The price hike could come in response to the recent rise in oil prices, which are at some of their highest levels since the start of the Gulf War in 1990. Liquid petroleum gas, which Calor sells in its familiar metal "bottles", is mostly extracted from crude oil during the refining process.
Calor, which has 50 per cent of the UK market, had cut its bottled gas prices for retail customers from 20p a litre to around 18p in response to cut-throat competition from oil companies such as Esso. But John Harris, Calor's chief executive, said yesterday: "The black cloud on the horizon is that as we go into the winter the cost of gas will rise. I cannot shield the customer totally."
Mr Harris declined to put an estimate on the size of the price rise, which depends on the level of oil prices over the next few months. About half of the 3 million customers are businesses, with the rest made up of households which generally do not have access to piped natural gas.
The impact of any price increase would be reduced because Calor has stored about one-third of its winter supply in vast tanks at Felixstowe and Immingham, near Hull. But Mr Harris said this lower-cost stored gas was "nowhere near what we need for the winter".
Oil prices rose earlier this year from $18 (pounds 11.50) a barrel to $23 after the cold winter drastically cut US stocks, and prices have hovered at around $20 ever since. Analysts have suggested prices are unlikely to fall significantly, given that Iraqi oil supplies are not expected to come on stream following the recent US air strikes. Yesterday Brent crude was trading at $22.40 a barrel.
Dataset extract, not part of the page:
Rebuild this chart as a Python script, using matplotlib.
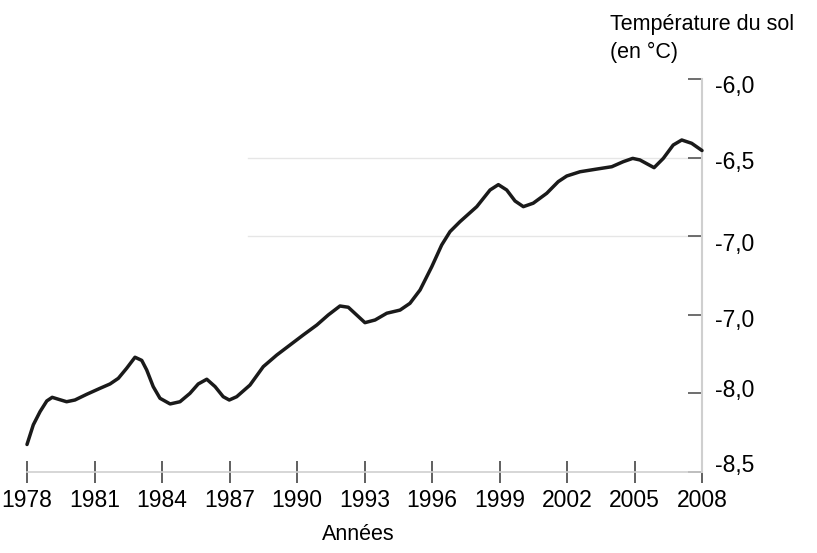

The news came as Calor announced a small drop in pre-tax profits in the first half of the year from pounds 26.2m to pounds 25m. Earnings were hit by a pounds 14m root-and-branch restructuring programme which involves shutting the head office in Slough and building a new customer service centre in Leamington Spa with the loss of 200 jobs.
Calor claimed its joint venture to supply the domestic natural gas market in competition with British Gas was "exceeding expectations".
The company, called Calortex, is involved in the competition trial under way with 500,000 households in the South-west.
So far more than 60,000 customers have switched from British Gas, with many moving to the gas business set up by Sweb, the local electricity company. Mr Harris said Calortex was now on course to match or overtake Sweb, though he said precise figures were confidential.